Handysize is a naval architecture term for smaller bulk carriers or oil tanker with deadweight of up to 50,000 tonnes, although there is no official definition in terms of exact tonnages. Handysize is also sometimes used to refer to the span of up to 60,000 tons, with the vessels above 35,000 tonnes referred to as Handymax or Supramax.

Their small size allows Handysize vessels to enter smaller ports to pick up cargoes, and because in most cases they are 'geared' - i.e. fitted with cranes - they can often load and discharge cargoes at ports which lack cranes or other cargo handling systems. Compared to larger bulk carriers, handysizes carry a wider variety of cargo types. These include steel products, grain, metal ores, phosphate, cement, logs, woodchips and other types of so-called 'break bulk cargo'. They are numerically the most common size of bulk carrier, with nearly 2000 units in service totalling about 43 million tons.

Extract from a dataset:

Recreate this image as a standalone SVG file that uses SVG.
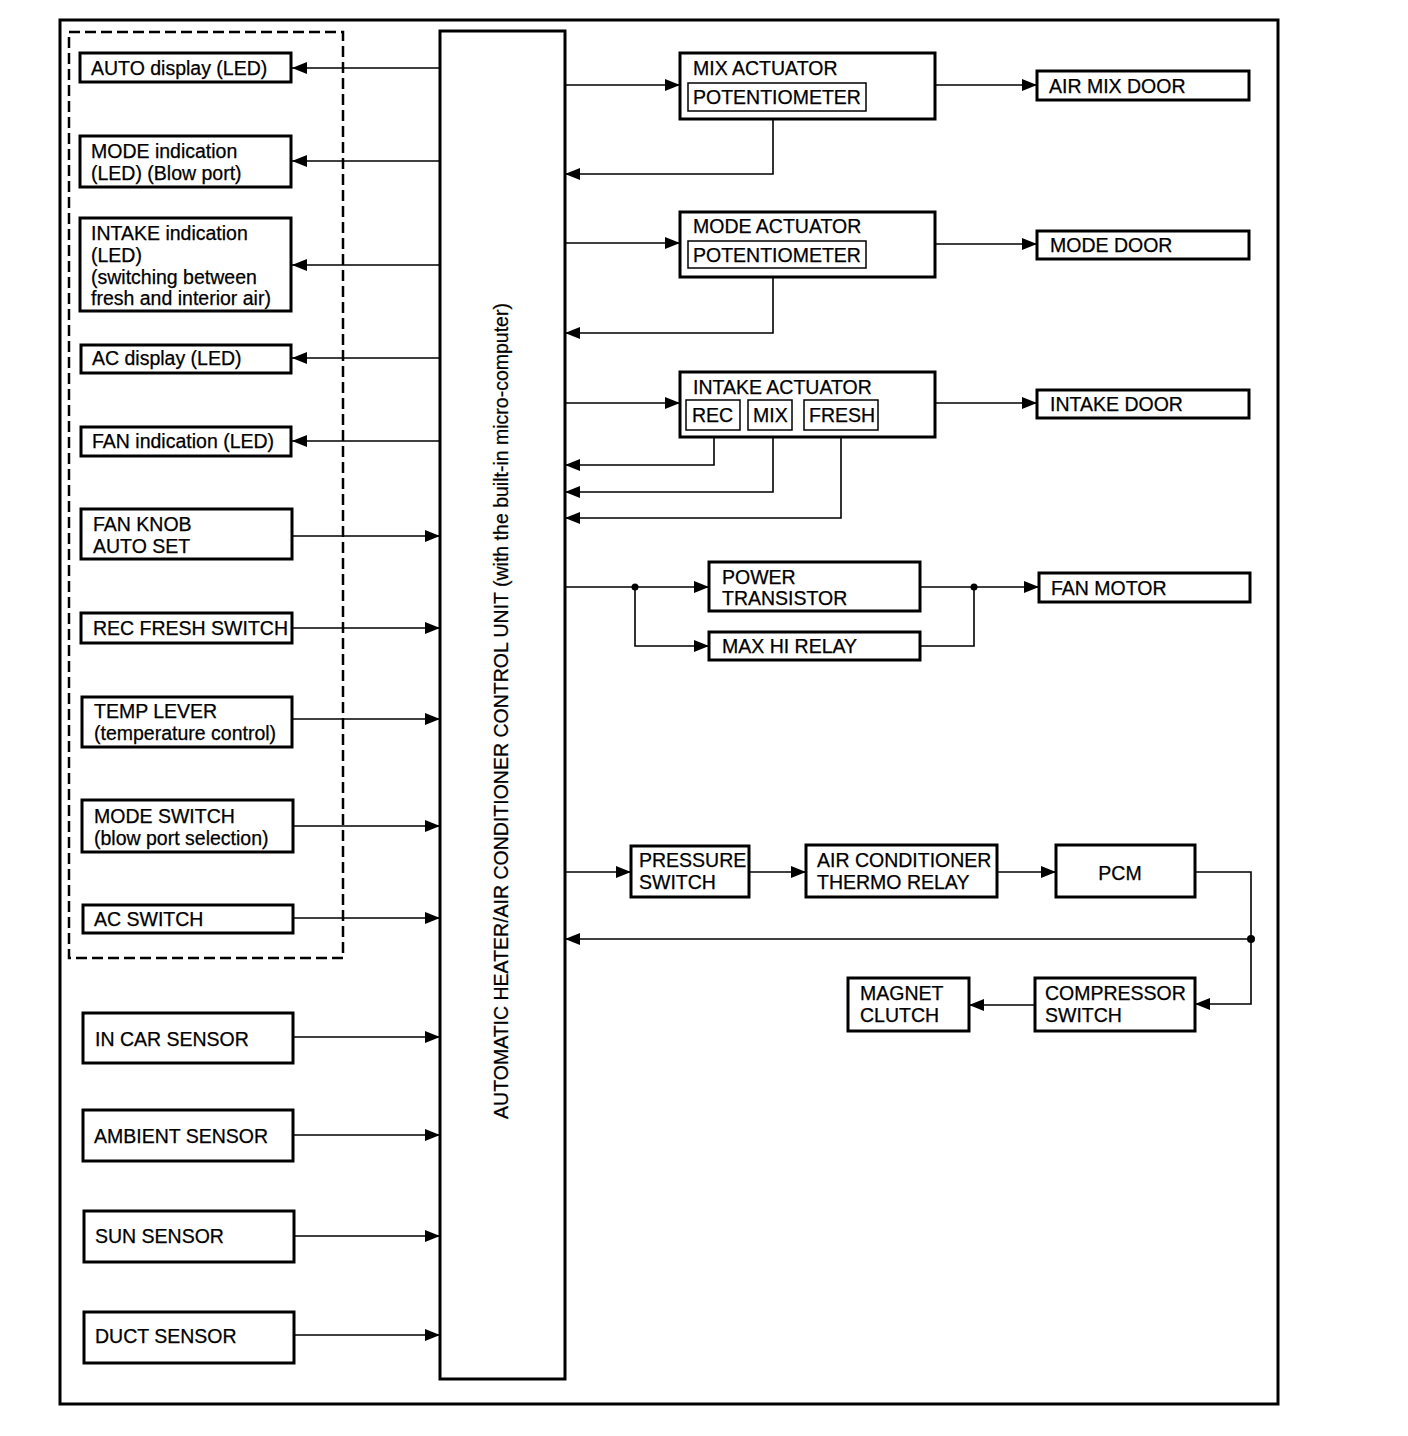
<svg xmlns="http://www.w3.org/2000/svg" width="1408" height="1436" viewBox="0 0 1408 1436">
<style>
.b{fill:#fff;stroke:#000;stroke-width:3}
.i{fill:#fff;stroke:#000;stroke-width:1.5}
.t{font-family:"Liberation Sans",Arial,sans-serif;font-size:19.5px;fill:#000;stroke:#000;stroke-width:0.25}
.c{fill:none;stroke:#000;stroke-width:1.6}
</style>
<defs>
<marker id="a" markerUnits="userSpaceOnUse" viewBox="0 0 15 12" refX="15" refY="6" markerWidth="15" markerHeight="12" orient="auto">
<path d="M0,0 L15,6 L0,12 z" fill="#000"/>
</marker>
</defs>
<rect width="1408" height="1436" fill="#fff"/>
<rect x="60" y="20" width="1218" height="1384" fill="none" stroke="#000" stroke-width="3"/>
<rect x="69" y="32" width="274" height="926" fill="none" stroke="#000" stroke-width="2.5" stroke-dasharray="11 5"/>

<g id="connectors">
<!-- outputs to LEDs -->
<path class="c" d="M440,68 H292" marker-end="url(#a)"/>
<path class="c" d="M440,161 H292" marker-end="url(#a)"/>
<path class="c" d="M440,265 H292" marker-end="url(#a)"/>
<path class="c" d="M440,358 H292" marker-end="url(#a)"/>
<path class="c" d="M440,441 H292" marker-end="url(#a)"/>
<!-- inputs -->
<path class="c" d="M292,536 H440" marker-end="url(#a)"/>
<path class="c" d="M292,628 H440" marker-end="url(#a)"/>
<path class="c" d="M292,719 H440" marker-end="url(#a)"/>
<path class="c" d="M293,826 H440" marker-end="url(#a)"/>
<path class="c" d="M293,918 H440" marker-end="url(#a)"/>
<path class="c" d="M293,1037 H440" marker-end="url(#a)"/>
<path class="c" d="M293,1135 H440" marker-end="url(#a)"/>
<path class="c" d="M294,1236 H440" marker-end="url(#a)"/>
<path class="c" d="M294,1335 H440" marker-end="url(#a)"/>
<!-- mix actuator -->
<path class="c" d="M565,85 H680" marker-end="url(#a)"/>
<path class="c" d="M935,85 H1037" marker-end="url(#a)"/>
<path class="c" d="M773,111 V174 H565" marker-end="url(#a)"/>
<!-- mode actuator -->
<path class="c" d="M565,243 H680" marker-end="url(#a)"/>
<path class="c" d="M935,244 H1037" marker-end="url(#a)"/>
<path class="c" d="M773,268 V333 H565" marker-end="url(#a)"/>
<!-- intake actuator -->
<path class="c" d="M565,403 H680" marker-end="url(#a)"/>
<path class="c" d="M935,403 H1037" marker-end="url(#a)"/>
<path class="c" d="M714,430 V465 H565" marker-end="url(#a)"/>
<path class="c" d="M773,430 V492 H565" marker-end="url(#a)"/>
<path class="c" d="M841,430 V518 H565" marker-end="url(#a)"/>
<!-- fan -->
<path class="c" d="M565,587 H709" marker-end="url(#a)"/>
<path class="c" d="M635,587 V646 H709" marker-end="url(#a)"/>
<path class="c" d="M920,587 H1039" marker-end="url(#a)"/>
<path class="c" d="M920,646 H974 V587"/>
<circle cx="635" cy="587" r="3.5"/>
<circle cx="974" cy="587" r="3.5"/>
<!-- AC chain -->
<path class="c" d="M565,872 H631" marker-end="url(#a)"/>
<path class="c" d="M749,872 H806" marker-end="url(#a)"/>
<path class="c" d="M997,872 H1056" marker-end="url(#a)"/>
<path class="c" d="M1195,872 H1251 V1004 H1195" marker-end="url(#a)"/>
<path class="c" d="M1251,939 H565" marker-end="url(#a)"/>
<circle cx="1251" cy="939" r="4"/>
<path class="c" d="M1035,1005 H969" marker-end="url(#a)"/>
</g>

<g id="control-unit">
<rect class="b" x="440" y="31" width="125" height="1348"/>
<text class="t" transform="translate(508,711) rotate(-90)" text-anchor="middle">AUTOMATIC HEATER/AIR CONDITIONER CONTROL UNIT (with the built-in micro-computer)</text>
</g>

<g id="auto-display"><rect class="b" x="80" y="53" width="211" height="29"/><text class="t" x="91" y="75">AUTO display (LED)</text></g>
<g id="mode-indication"><rect class="b" x="80" y="136" width="211" height="51"/><text class="t" x="91" y="158">MODE indication</text><text class="t" x="91" y="180">(LED) (Blow port)</text></g>
<g id="intake-indication"><rect class="b" x="80" y="218" width="211" height="93"/><text class="t" x="91" y="240">INTAKE indication</text><text class="t" x="91" y="262">(LED)</text><text class="t" x="91" y="284">(switching between</text><text class="t" x="91" y="305">fresh and interior air)</text></g>
<g id="ac-display"><rect class="b" x="81" y="345" width="210" height="28"/><text class="t" x="92" y="365">AC display (LED)</text></g>
<g id="fan-indication"><rect class="b" x="81" y="427" width="210" height="29"/><text class="t" x="92" y="448">FAN indication (LED)</text></g>
<g id="fan-knob"><rect class="b" x="81" y="509" width="211" height="50"/><text class="t" x="93" y="531">FAN KNOB</text><text class="t" x="93" y="553">AUTO SET</text></g>
<g id="rec-fresh-switch"><rect class="b" x="81" y="613" width="211" height="30"/><text class="t" x="93" y="635">REC FRESH SWITCH</text></g>
<g id="temp-lever"><rect class="b" x="82" y="697" width="210" height="50"/><text class="t" x="94" y="718">TEMP LEVER</text><text class="t" x="94" y="740">(temperature control)</text></g>
<g id="mode-switch"><rect class="b" x="82" y="800" width="211" height="52"/><text class="t" x="94" y="823">MODE SWITCH</text><text class="t" x="94" y="845">(blow port selection)</text></g>
<g id="ac-switch"><rect class="b" x="83" y="905" width="210" height="28"/><text class="t" x="94" y="926">AC SWITCH</text></g>
<g id="in-car-sensor"><rect class="b" x="83" y="1013" width="210" height="50"/><text class="t" x="95" y="1046">IN CAR SENSOR</text></g>
<g id="ambient-sensor"><rect class="b" x="83" y="1110" width="210" height="51"/><text class="t" x="94" y="1143">AMBIENT SENSOR</text></g>
<g id="sun-sensor"><rect class="b" x="84" y="1211" width="210" height="51"/><text class="t" x="95" y="1243">SUN SENSOR</text></g>
<g id="duct-sensor"><rect class="b" x="84" y="1312" width="210" height="51"/><text class="t" x="95" y="1343">DUCT SENSOR</text></g>

<g id="mix-actuator"><rect class="b" x="680" y="53" width="255" height="66"/><text class="t" x="693" y="75">MIX ACTUATOR</text><rect class="i" x="688" y="83" width="178" height="28"/><text class="t" x="693" y="104">POTENTIOMETER</text></g>
<g id="air-mix-door"><rect class="b" x="1037" y="71" width="212" height="29"/><text class="t" x="1049" y="93">AIR MIX DOOR</text></g>
<g id="mode-actuator"><rect class="b" x="680" y="212" width="255" height="65"/><text class="t" x="693" y="233">MODE ACTUATOR</text><rect class="i" x="688" y="241" width="178" height="27"/><text class="t" x="693" y="262">POTENTIOMETER</text></g>
<g id="mode-door"><rect class="b" x="1037" y="231" width="212" height="28"/><text class="t" x="1050" y="252">MODE DOOR</text></g>
<g id="intake-actuator"><rect class="b" x="680" y="372" width="255" height="65"/><text class="t" x="693" y="394">INTAKE ACTUATOR</text>
<rect class="i" x="686" y="400" width="54" height="30"/><text class="t" x="692" y="422">REC</text>
<rect class="i" x="748" y="400" width="44" height="30"/><text class="t" x="753" y="422">MIX</text>
<rect class="i" x="804" y="400" width="74" height="30"/><text class="t" x="809" y="422">FRESH</text></g>
<g id="intake-door"><rect class="b" x="1037" y="390" width="212" height="28"/><text class="t" x="1050" y="411">INTAKE DOOR</text></g>
<g id="power-transistor"><rect class="b" x="709" y="562" width="211" height="49"/><text class="t" x="722" y="584">POWER</text><text class="t" x="722" y="605">TRANSISTOR</text></g>
<g id="max-hi-relay"><rect class="b" x="709" y="632" width="211" height="28"/><text class="t" x="722" y="653">MAX HI RELAY</text></g>
<g id="fan-motor"><rect class="b" x="1039" y="573" width="211" height="29"/><text class="t" x="1051" y="595">FAN MOTOR</text></g>
<g id="pressure-switch"><rect class="b" x="631" y="846" width="118" height="51"/><text class="t" x="639" y="867">PRESSURE</text><text class="t" x="639" y="889">SWITCH</text></g>
<g id="thermo-relay"><rect class="b" x="806" y="845" width="191" height="52"/><text class="t" x="817" y="867">AIR CONDITIONER</text><text class="t" x="817" y="889">THERMO RELAY</text></g>
<g id="pcm"><rect class="b" x="1056" y="845" width="139" height="52"/><text class="t" x="1120" y="880" text-anchor="middle">PCM</text></g>
<g id="compressor-switch"><rect class="b" x="1035" y="978" width="160" height="53"/><text class="t" x="1045" y="1000">COMPRESSOR</text><text class="t" x="1045" y="1022">SWITCH</text></g>
<g id="magnet-clutch"><rect class="b" x="848" y="978" width="121" height="53"/><text class="t" x="860" y="1000">MAGNET</text><text class="t" x="860" y="1022">CLUTCH</text></g>
</svg>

Handysize bulkers are built mainly by shipyards in Japan, Korea, China, Vietnam, the Philippines and India, though a few other countries also have the capacity to build such vessels. The most common industry-standard specification handysize bulker is now about 32,000 metric tons of deadweight on a summer draft of about 10 m, and features 5 cargo holds with hydraulically operated hatch covers, with four 30 metric ton cranes for cargo handling. Some handysizes are also fitted with stanchions to enable logs to be loaded in stacks on deck. Such vessels are often referred to as 'handy loggers'. - Despite multiple recent orders for new ships, the handysize sector still has the highest average age profile of the major bulk carrier sectors.

==Trade routes==

Today, most of handysize vessels operate within regional trade routes. These ships are capable of traveling to small ports with length and draught restrictions, as well as lacking the infrastructure for cargo loading and unloading. They are used to carry small bulk cargoes, often in parcel size where individual cargo holds may have a different commodity. Their dry bulk cargo includes iron ore, coal, cement, phosphate, finished steel products, wooden logs, fertilizer, and grains to name a few.